Interactive Investor

Six reasons to buy UK shares

3rd September 2015 14:14

Lee Wild from interactive investor

Much has been written about the recent attack on global equities, and plenty more column inches arguing the future direction of share prices is inevitable. Only this morning we discussed the likelihood of technical factors plunging the FTSE 100 a further 500 points lower. However, one City analyst has come up with six reasons why investors in UK shares should remain optimistic.

"There are plenty of reasons to lie awake at night worrying about elevated valuations in global equities, the indebtedness of the public sector and whole economic and monetary regimes creaking at the seams," says Panmure Gordon's chief economist Simon French. "But sleep easy tonight as there are also reasons - ones easily overlooked in the current market turmoil - to skip into work each morning off the back of a solid eight hours sleep."

A perfect storm of three distinct yet interconnected factors are responsible for the recent crash - the end of the commodity supercycle, potential for higher US interest rates, and slowing economic growth in China. But while all were well-known to investors, Chinese currency devaluation provided further support to the broker's view that economic activity data out of China underestimates the degree of the current economic slowdown.

"This unknown quantum from a country that has delivered 28% of world economic growth since 2010 - and the degree to which a weaker Yuan impacts economies dependent on currency depreciation for export-led growth - are the predominant risk factors in today’s market," writes French. "Despite the talk of “death crosses” and unprecedented bull cycles it is the global and domestic macroeconomic environment rather than past trading patterns that are our preferred indicators for the sustainability of equity valuations."

It's why, despite slumping 14% from this year's peak, French repeats Panmure's 'overweight' stance on UK shares and has come up with half a dozen structural factors that "underscore current UK equity valuations, limit downside risk and buttress the medium term attraction of equities". Here's a summary:

Structural reforms boosting inflows into equities

Auto-enrolment in the UK is a clear non-cyclical case for sustained inflows into UK equities, reckons French. He estimates that an additional six million people will be accruing private provision by the end of the decade.

The hunt for yield

The ratio of equity returns to the returns from gilts has returned to below its 20-year average following the sell-off. Now, a forward yield on offer from UK equities of 3.8% "provides a stable floor for current valuations in our view".

Lower input costs

Falling commodity prices mean disposable incomes have risen for large parts of the world. It's why US and UK consumer sentiment is at multi-year highs and supports consumption growth and credit appetite in the British economy.

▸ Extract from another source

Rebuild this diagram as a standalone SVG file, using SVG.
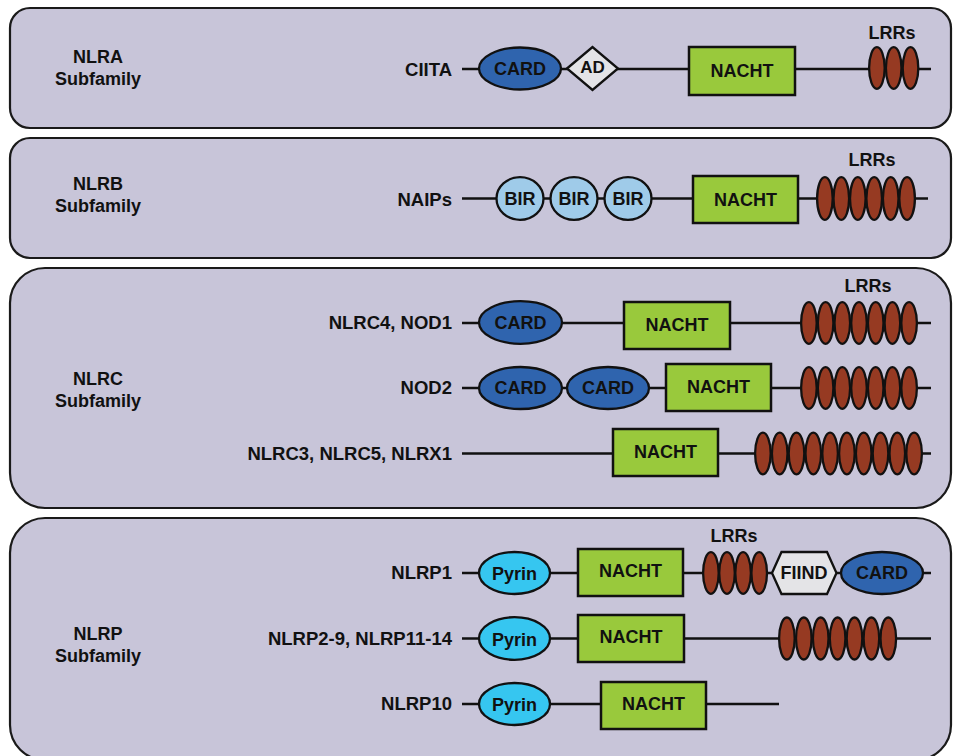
<svg xmlns="http://www.w3.org/2000/svg" width="953" height="756" viewBox="0 0 953 756">
<style>
  .panel { fill: #c8c5d9; stroke: #1a1a1a; stroke-width: 2.2; }
  .t { font-family: "Liberation Sans", Arial, sans-serif; font-weight: bold; font-size: 18px; fill: #111; }
  .fam { text-anchor: middle; }
  .lbl { text-anchor: end; font-size: 18.5px; }
  .c { text-anchor: middle; dominant-baseline: central; }
  .bb { stroke: #111; stroke-width: 2.5; fill: none; }
  .card { fill: #2f64ae; stroke: #111; stroke-width: 2.3; }
  .nacht { fill: #99c93c; stroke: #111; stroke-width: 2.5; }
  .lrr { fill: #963a22; stroke: #111; stroke-width: 2.3; }
  .bir { fill: #9fcbe9; stroke: #111; stroke-width: 2.3; }
  .pyrin { fill: #36c6f0; stroke: #111; stroke-width: 2.3; }
  .grey { fill: #e4e4e7; stroke: #111; stroke-width: 2.3; }
</style>

<g id="panels">
  <g id="panel-nlra">
    <rect class="panel" x="10" y="8" width="941" height="120" rx="20"/>
    <text class="t fam" x="98" y="63">NLRA</text>
    <text class="t fam" x="98" y="85">Subfamily</text>
  </g>
  <g id="panel-nlrb">
    <rect class="panel" x="10" y="138" width="941" height="120" rx="20"/>
    <text class="t fam" x="98" y="190">NLRB</text>
    <text class="t fam" x="98" y="212">Subfamily</text>
  </g>
  <g id="panel-nlrc">
    <rect class="panel" x="10" y="268" width="941" height="240" rx="35"/>
    <text class="t fam" x="98" y="385">NLRC</text>
    <text class="t fam" x="98" y="407">Subfamily</text>
  </g>
  <g id="panel-nlrp">
    <rect class="panel" x="10" y="518" width="941" height="242" rx="35"/>
    <text class="t fam" x="98" y="640">NLRP</text>
    <text class="t fam" x="98" y="662">Subfamily</text>
  </g>
</g>

<g id="connectors">
  <line class="bb" x1="462" y1="69" x2="931" y2="69"/>
  <line class="bb" x1="462" y1="198.5" x2="928" y2="198.5"/>
  <line class="bb" x1="462" y1="323" x2="931" y2="323"/>
  <line class="bb" x1="462" y1="388" x2="931" y2="388"/>
  <line class="bb" x1="462" y1="453.5" x2="931" y2="453.5"/>
  <line class="bb" x1="462" y1="573" x2="931" y2="573"/>
  <line class="bb" x1="462" y1="638.5" x2="931" y2="638.5"/>
  <line class="bb" x1="462" y1="704" x2="779" y2="704"/>
</g>

<g id="row-ciita">
  <text class="t lbl" x="452" y="76">CIITA</text>
  <g id="ciita-card"><ellipse class="card" cx="520" cy="68.5" rx="41" ry="21"/><text class="t c" x="520" y="68.5">CARD</text></g>
  <g id="ciita-ad"><polygon class="grey" points="567,68.5 592.5,47 618,68.5 592.5,90"/><text class="t c" x="592.5" y="67" style="font-size:17px">AD</text></g>
  <g id="ciita-nacht"><rect class="nacht" x="689" y="47" width="106" height="48"/><text class="t c" x="742" y="71">NACHT</text></g>
  <g id="ciita-lrrs">
    <text class="t fam" x="892" y="39">LRRs</text>
    <ellipse class="lrr" cx="876.9" cy="68" rx="7.8" ry="20.8"/>
    <ellipse class="lrr" cx="893.7" cy="68" rx="7.8" ry="20.8"/>
    <ellipse class="lrr" cx="910.5" cy="68" rx="7.8" ry="20.8"/>
  </g>
</g>

<g id="row-naips">
  <text class="t lbl" x="452" y="206">NAIPs</text>
  <g id="naips-bir1"><ellipse class="bir" cx="520" cy="198.5" rx="23.5" ry="21.3"/><text class="t c" x="520" y="199">BIR</text></g>
  <g id="naips-bir2"><ellipse class="bir" cx="574" cy="198.5" rx="23.5" ry="21.3"/><text class="t c" x="574" y="199">BIR</text></g>
  <g id="naips-bir3"><ellipse class="bir" cx="628" cy="198.5" rx="23.5" ry="21.3"/><text class="t c" x="628" y="199">BIR</text></g>
  <g id="naips-nacht"><rect class="nacht" x="693" y="176" width="105" height="47"/><text class="t c" x="745.5" y="200">NACHT</text></g>
  <g id="naips-lrrs">
    <text class="t fam" x="872" y="166">LRRs</text>
    <ellipse class="lrr" cx="824.9" cy="198.5" rx="7.8" ry="21.3"/>
    <ellipse class="lrr" cx="841.3" cy="198.5" rx="7.8" ry="21.3"/>
    <ellipse class="lrr" cx="857.8" cy="198.5" rx="7.8" ry="21.3"/>
    <ellipse class="lrr" cx="874.2" cy="198.5" rx="7.8" ry="21.3"/>
    <ellipse class="lrr" cx="890.7" cy="198.5" rx="7.8" ry="21.3"/>
    <ellipse class="lrr" cx="907.1" cy="198.5" rx="7.8" ry="21.3"/>
  </g>
</g>

<g id="row-nlrc4">
  <text class="t lbl" x="452" y="329">NLRC4, NOD1</text>
  <g id="nlrc4-card"><ellipse class="card" cx="520.5" cy="322.5" rx="41.5" ry="21.3"/><text class="t c" x="520.5" y="322.5">CARD</text></g>
  <g id="nlrc4-nacht"><rect class="nacht" x="624" y="302" width="106" height="47"/><text class="t c" x="677" y="325">NACHT</text></g>
  <g id="nlrc4-lrrs">
    <text class="t fam" x="868" y="292">LRRs</text>
    <ellipse class="lrr" cx="808.9" cy="323" rx="7.8" ry="20.8"/>
    <ellipse class="lrr" cx="825.6" cy="323" rx="7.8" ry="20.8"/>
    <ellipse class="lrr" cx="842.3" cy="323" rx="7.8" ry="20.8"/>
    <ellipse class="lrr" cx="859.0" cy="323" rx="7.8" ry="20.8"/>
    <ellipse class="lrr" cx="875.7" cy="323" rx="7.8" ry="20.8"/>
    <ellipse class="lrr" cx="892.4" cy="323" rx="7.8" ry="20.8"/>
    <ellipse class="lrr" cx="909.1" cy="323" rx="7.8" ry="20.8"/>
  </g>
</g>

<g id="row-nod2">
  <text class="t lbl" x="452" y="394">NOD2</text>
  <g id="nod2-card1"><ellipse class="card" cx="520.5" cy="388" rx="41.5" ry="21"/><text class="t c" x="520.5" y="388">CARD</text></g>
  <g id="nod2-card2"><ellipse class="card" cx="608" cy="388" rx="41" ry="21"/><text class="t c" x="608" y="388">CARD</text></g>
  <g id="nod2-nacht"><rect class="nacht" x="666" y="364" width="105" height="47"/><text class="t c" x="718.5" y="387">NACHT</text></g>
  <g id="nod2-lrrs">
    <ellipse class="lrr" cx="808.9" cy="388" rx="7.8" ry="20.8"/>
    <ellipse class="lrr" cx="825.6" cy="388" rx="7.8" ry="20.8"/>
    <ellipse class="lrr" cx="842.3" cy="388" rx="7.8" ry="20.8"/>
    <ellipse class="lrr" cx="859.0" cy="388" rx="7.8" ry="20.8"/>
    <ellipse class="lrr" cx="875.7" cy="388" rx="7.8" ry="20.8"/>
    <ellipse class="lrr" cx="892.4" cy="388" rx="7.8" ry="20.8"/>
    <ellipse class="lrr" cx="909.1" cy="388" rx="7.8" ry="20.8"/>
  </g>
</g>

<g id="row-nlrc3">
  <text class="t lbl" x="452" y="460">NLRC3, NLRC5, NLRX1</text>
  <g id="nlrc3-nacht"><rect class="nacht" x="613" y="429" width="105" height="47"/><text class="t c" x="665.5" y="452">NACHT</text></g>
  <g id="nlrc3-lrrs">
    <ellipse class="lrr" cx="762.9" cy="453.5" rx="7.8" ry="20.8"/>
    <ellipse class="lrr" cx="779.7" cy="453.5" rx="7.8" ry="20.8"/>
    <ellipse class="lrr" cx="796.5" cy="453.5" rx="7.8" ry="20.8"/>
    <ellipse class="lrr" cx="813.3" cy="453.5" rx="7.8" ry="20.8"/>
    <ellipse class="lrr" cx="830.1" cy="453.5" rx="7.8" ry="20.8"/>
    <ellipse class="lrr" cx="846.9" cy="453.5" rx="7.8" ry="20.8"/>
    <ellipse class="lrr" cx="863.7" cy="453.5" rx="7.8" ry="20.8"/>
    <ellipse class="lrr" cx="880.5" cy="453.5" rx="7.8" ry="20.8"/>
    <ellipse class="lrr" cx="897.3" cy="453.5" rx="7.8" ry="20.8"/>
    <ellipse class="lrr" cx="914.1" cy="453.5" rx="7.8" ry="20.8"/>
  </g>
</g>

<g id="row-nlrp1">
  <text class="t lbl" x="452" y="579">NLRP1</text>
  <g id="nlrp1-pyrin"><ellipse class="pyrin" cx="514.5" cy="573" rx="35.5" ry="21"/><text class="t c" x="514.5" y="574">Pyrin</text></g>
  <g id="nlrp1-nacht"><rect class="nacht" x="578" y="549" width="105" height="47"/><text class="t c" x="630.5" y="571">NACHT</text></g>
  <g id="nlrp1-lrrs">
    <text class="t fam" x="734" y="542">LRRs</text>
    <ellipse class="lrr" cx="710.9" cy="573" rx="7.8" ry="20.8"/>
    <ellipse class="lrr" cx="727.0" cy="573" rx="7.8" ry="20.8"/>
    <ellipse class="lrr" cx="743.1" cy="573" rx="7.8" ry="20.8"/>
    <ellipse class="lrr" cx="759.2" cy="573" rx="7.8" ry="20.8"/>
  </g>
  <g id="nlrp1-fiind"><polygon class="grey" points="772,573 781.5,552 827,552 836.5,573 827,594 781.5,594"/><text class="t c" x="804" y="573">FIIND</text></g>
  <g id="nlrp1-card"><ellipse class="card" cx="882" cy="573" rx="41" ry="21"/><text class="t c" x="882" y="573">CARD</text></g>
</g>

<g id="row-nlrp2">
  <text class="t lbl" x="452" y="645">NLRP2-9, NLRP11-14</text>
  <g id="nlrp2-pyrin"><ellipse class="pyrin" cx="514.5" cy="638.5" rx="35.5" ry="21.3"/><text class="t c" x="514.5" y="639.5">Pyrin</text></g>
  <g id="nlrp2-nacht"><rect class="nacht" x="578" y="615" width="106" height="47"/><text class="t c" x="631" y="637">NACHT</text></g>
  <g id="nlrp2-lrrs">
    <ellipse class="lrr" cx="786.9" cy="638.5" rx="7.8" ry="21"/>
    <ellipse class="lrr" cx="803.8" cy="638.5" rx="7.8" ry="21"/>
    <ellipse class="lrr" cx="820.7" cy="638.5" rx="7.8" ry="21"/>
    <ellipse class="lrr" cx="837.6" cy="638.5" rx="7.8" ry="21"/>
    <ellipse class="lrr" cx="854.5" cy="638.5" rx="7.8" ry="21"/>
    <ellipse class="lrr" cx="871.4" cy="638.5" rx="7.8" ry="21"/>
    <ellipse class="lrr" cx="888.3" cy="638.5" rx="7.8" ry="21"/>
  </g>
</g>

<g id="row-nlrp10">
  <text class="t lbl" x="452" y="710">NLRP10</text>
  <g id="nlrp10-pyrin"><ellipse class="pyrin" cx="514.5" cy="704" rx="35.5" ry="21"/><text class="t c" x="514.5" y="705">Pyrin</text></g>
  <g id="nlrp10-nacht"><rect class="nacht" x="601" y="682" width="105" height="47"/><text class="t c" x="653.5" y="704">NACHT</text></g>
</g>
</svg>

China policy interventions

"China has a $3.65 trillion of forex and gold reserves to go with 460 basis points of nominal interest rates and reserve ratios for the financial sector that have already reversed the slowing growth in credit," points out French. A drop in margin account lending triggered the correction in Chinese equity valuations, and domestic exposure to Chinese equities remains low by international standards. That should limit the wealth effect of the sell-off.

Structural changes to credit

"Nationalisation" of credit markets and balance sheet repair has reduced the risk of a credit crunch, French argues. "With credit growth and both secured and unsecured lending having picked up since the start of the year this is not a backdrop facing the UK economy at present."

UK growth fundamentals

French is also upbeat on UK economic growth - upcoming corporation tax cuts and inward migration are big pluses. We're back to real wage growth after six years, too, and productivity is threatening to pick up. Ultra-accommodative interest rates also remain highly likely. "Collectively this is not the backdrop to a sharp slowdown in economic activity - indeed it as close to a Goldilocks scenario as current policymakers could wish for.

This article is for information and discussion purposes only and does not form a recommendation to invest or otherwise. The value of an investment may fall. The investments referred to in this article may not be suitable for all investors, and if in doubt, an investor should seek advice from a qualified investment adviser.